__RECORDED INFORMATION__.
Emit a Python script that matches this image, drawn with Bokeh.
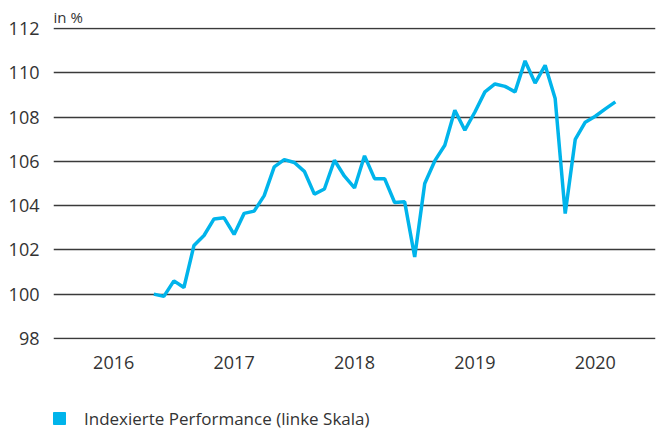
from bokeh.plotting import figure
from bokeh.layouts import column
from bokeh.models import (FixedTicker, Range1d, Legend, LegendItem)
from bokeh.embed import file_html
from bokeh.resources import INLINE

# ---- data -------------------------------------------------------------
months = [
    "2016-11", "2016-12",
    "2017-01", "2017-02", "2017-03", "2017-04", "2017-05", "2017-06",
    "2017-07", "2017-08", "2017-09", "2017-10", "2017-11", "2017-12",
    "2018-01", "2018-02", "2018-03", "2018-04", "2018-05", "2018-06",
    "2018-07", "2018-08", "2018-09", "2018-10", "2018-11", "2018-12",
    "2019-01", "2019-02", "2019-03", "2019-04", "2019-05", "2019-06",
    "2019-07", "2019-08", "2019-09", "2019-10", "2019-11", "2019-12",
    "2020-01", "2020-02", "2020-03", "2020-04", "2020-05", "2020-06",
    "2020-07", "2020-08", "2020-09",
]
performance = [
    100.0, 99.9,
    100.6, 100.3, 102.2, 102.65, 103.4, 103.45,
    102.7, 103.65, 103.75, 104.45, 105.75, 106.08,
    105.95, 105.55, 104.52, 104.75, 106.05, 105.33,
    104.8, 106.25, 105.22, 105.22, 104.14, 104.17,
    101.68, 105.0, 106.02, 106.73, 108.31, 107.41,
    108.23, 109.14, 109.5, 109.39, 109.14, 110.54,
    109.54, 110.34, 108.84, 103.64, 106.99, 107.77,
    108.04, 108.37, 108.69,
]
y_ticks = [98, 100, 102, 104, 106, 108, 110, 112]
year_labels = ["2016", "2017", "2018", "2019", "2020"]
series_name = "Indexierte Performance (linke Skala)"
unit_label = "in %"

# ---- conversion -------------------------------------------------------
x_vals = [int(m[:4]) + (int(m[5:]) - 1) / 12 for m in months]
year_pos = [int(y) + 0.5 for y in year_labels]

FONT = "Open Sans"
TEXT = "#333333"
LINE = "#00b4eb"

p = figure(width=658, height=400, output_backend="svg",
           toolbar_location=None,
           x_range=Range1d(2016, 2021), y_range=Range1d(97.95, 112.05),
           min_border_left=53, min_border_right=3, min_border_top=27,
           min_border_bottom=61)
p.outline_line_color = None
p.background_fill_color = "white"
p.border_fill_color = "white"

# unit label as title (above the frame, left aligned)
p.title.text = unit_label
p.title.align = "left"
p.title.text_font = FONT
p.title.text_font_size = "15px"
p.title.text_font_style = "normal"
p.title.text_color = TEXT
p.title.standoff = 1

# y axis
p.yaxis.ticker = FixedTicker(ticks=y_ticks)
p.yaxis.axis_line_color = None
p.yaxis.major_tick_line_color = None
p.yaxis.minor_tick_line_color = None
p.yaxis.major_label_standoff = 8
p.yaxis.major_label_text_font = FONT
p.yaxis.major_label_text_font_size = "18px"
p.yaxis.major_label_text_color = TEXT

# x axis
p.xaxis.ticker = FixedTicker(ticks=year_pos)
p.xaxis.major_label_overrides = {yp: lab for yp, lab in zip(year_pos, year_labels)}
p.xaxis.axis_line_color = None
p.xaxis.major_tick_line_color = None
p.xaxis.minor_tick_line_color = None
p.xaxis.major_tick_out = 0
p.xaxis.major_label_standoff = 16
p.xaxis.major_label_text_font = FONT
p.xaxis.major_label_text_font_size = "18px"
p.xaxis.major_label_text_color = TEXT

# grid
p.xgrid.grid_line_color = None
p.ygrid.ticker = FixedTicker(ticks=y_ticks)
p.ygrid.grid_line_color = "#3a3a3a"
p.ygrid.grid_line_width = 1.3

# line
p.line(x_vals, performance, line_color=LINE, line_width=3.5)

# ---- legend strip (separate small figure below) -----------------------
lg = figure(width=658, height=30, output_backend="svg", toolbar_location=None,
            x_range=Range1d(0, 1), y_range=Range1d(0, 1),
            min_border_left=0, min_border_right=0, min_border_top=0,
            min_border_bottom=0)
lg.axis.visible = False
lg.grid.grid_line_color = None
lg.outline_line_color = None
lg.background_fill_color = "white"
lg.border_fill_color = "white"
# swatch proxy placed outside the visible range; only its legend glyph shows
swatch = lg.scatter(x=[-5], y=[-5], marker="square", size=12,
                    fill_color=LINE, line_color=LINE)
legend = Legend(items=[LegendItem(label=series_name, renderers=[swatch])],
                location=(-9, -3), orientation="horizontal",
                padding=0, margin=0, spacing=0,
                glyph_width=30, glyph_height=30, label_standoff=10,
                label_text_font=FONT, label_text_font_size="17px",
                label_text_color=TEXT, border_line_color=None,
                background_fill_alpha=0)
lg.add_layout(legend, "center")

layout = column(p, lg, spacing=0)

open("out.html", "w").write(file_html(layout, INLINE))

__REQUIRED WORK__. Copy all the lines of data exactly as they appear, dropping any images.

__OUTPUT BELOW__.
Emit a Python script that matches this image, drawn with Bokeh.
from bokeh.plotting import figure
from bokeh.layouts import column
from bokeh.models import (FixedTicker, Range1d, Legend, LegendItem)
from bokeh.embed import file_html
from bokeh.resources import INLINE

# ---- data -------------------------------------------------------------
months = [
    "2016-11", "2016-12",
    "2017-01", "2017-02", "2017-03", "2017-04", "2017-05", "2017-06",
    "2017-07", "2017-08", "2017-09", "2017-10", "2017-11", "2017-12",
    "2018-01", "2018-02", "2018-03", "2018-04", "2018-05", "2018-06",
    "2018-07", "2018-08", "2018-09", "2018-10", "2018-11", "2018-12",
    "2019-01", "2019-02", "2019-03", "2019-04", "2019-05", "2019-06",
    "2019-07", "2019-08", "2019-09", "2019-10", "2019-11", "2019-12",
    "2020-01", "2020-02", "2020-03", "2020-04", "2020-05", "2020-06",
    "2020-07", "2020-08", "2020-09",
]
performance = [
    100.0, 99.9,
    100.6, 100.3, 102.2, 102.65, 103.4, 103.45,
    102.7, 103.65, 103.75, 104.45, 105.75, 106.08,
    105.95, 105.55, 104.52, 104.75, 106.05, 105.33,
    104.8, 106.25, 105.22, 105.22, 104.14, 104.17,
    101.68, 105.0, 106.02, 106.73, 108.31, 107.41,
    108.23, 109.14, 109.5, 109.39, 109.14, 110.54,
    109.54, 110.34, 108.84, 103.64, 106.99, 107.77,
    108.04, 108.37, 108.69,
]
y_ticks = [98, 100, 102, 104, 106, 108, 110, 112]
year_labels = ["2016", "2017", "2018", "2019", "2020"]
series_name = "Indexierte Performance (linke Skala)"
unit_label = "in %"

# ---- conversion -------------------------------------------------------
x_vals = [int(m[:4]) + (int(m[5:]) - 1) / 12 for m in months]
year_pos = [int(y) + 0.5 for y in year_labels]

FONT = "Open Sans"
TEXT = "#333333"
LINE = "#00b4eb"

p = figure(width=658, height=400, output_backend="svg",
           toolbar_location=None,
           x_range=Range1d(2016, 2021), y_range=Range1d(97.95, 112.05),
           min_border_left=53, min_border_right=3, min_border_top=27,
           min_border_bottom=61)
p.outline_line_color = None
p.background_fill_color = "white"
p.border_fill_color = "white"

# unit label as title (above the frame, left aligned)
p.title.text = unit_label
p.title.align = "left"
p.title.text_font = FONT
p.title.text_font_size = "15px"
p.title.text_font_style = "normal"
p.title.text_color = TEXT
p.title.standoff = 1

# y axis
p.yaxis.ticker = FixedTicker(ticks=y_ticks)
p.yaxis.axis_line_color = None
p.yaxis.major_tick_line_color = None
p.yaxis.minor_tick_line_color = None
p.yaxis.major_label_standoff = 8
p.yaxis.major_label_text_font = FONT
p.yaxis.major_label_text_font_size = "18px"
p.yaxis.major_label_text_color = TEXT

# x axis
p.xaxis.ticker = FixedTicker(ticks=year_pos)
p.xaxis.major_label_overrides = {yp: lab for yp, lab in zip(year_pos, year_labels)}
p.xaxis.axis_line_color = None
p.xaxis.major_tick_line_color = None
p.xaxis.minor_tick_line_color = None
p.xaxis.major_tick_out = 0
p.xaxis.major_label_standoff = 16
p.xaxis.major_label_text_font = FONT
p.xaxis.major_label_text_font_size = "18px"
p.xaxis.major_label_text_color = TEXT

# grid
p.xgrid.grid_line_color = None
p.ygrid.ticker = FixedTicker(ticks=y_ticks)
p.ygrid.grid_line_color = "#3a3a3a"
p.ygrid.grid_line_width = 1.3

# line
p.line(x_vals, performance, line_color=LINE, line_width=3.5)

# ---- legend strip (separate small figure below) -----------------------
lg = figure(width=658, height=30, output_backend="svg", toolbar_location=None,
            x_range=Range1d(0, 1), y_range=Range1d(0, 1),
            min_border_left=0, min_border_right=0, min_border_top=0,
            min_border_bottom=0)
lg.axis.visible = False
lg.grid.grid_line_color = None
lg.outline_line_color = None
lg.background_fill_color = "white"
lg.border_fill_color = "white"
# swatch proxy placed outside the visible range; only its legend glyph shows
swatch = lg.scatter(x=[-5], y=[-5], marker="square", size=12,
                    fill_color=LINE, line_color=LINE)
legend = Legend(items=[LegendItem(label=series_name, renderers=[swatch])],
                location=(-9, -3), orientation="horizontal",
                padding=0, margin=0, spacing=0,
                glyph_width=30, glyph_height=30, label_standoff=10,
                label_text_font=FONT, label_text_font_size="17px",
                label_text_color=TEXT, border_line_color=None,
                background_fill_alpha=0)
lg.add_layout(legend, "center")

layout = column(p, lg, spacing=0)

open("out.html", "w").write(file_html(layout, INLINE))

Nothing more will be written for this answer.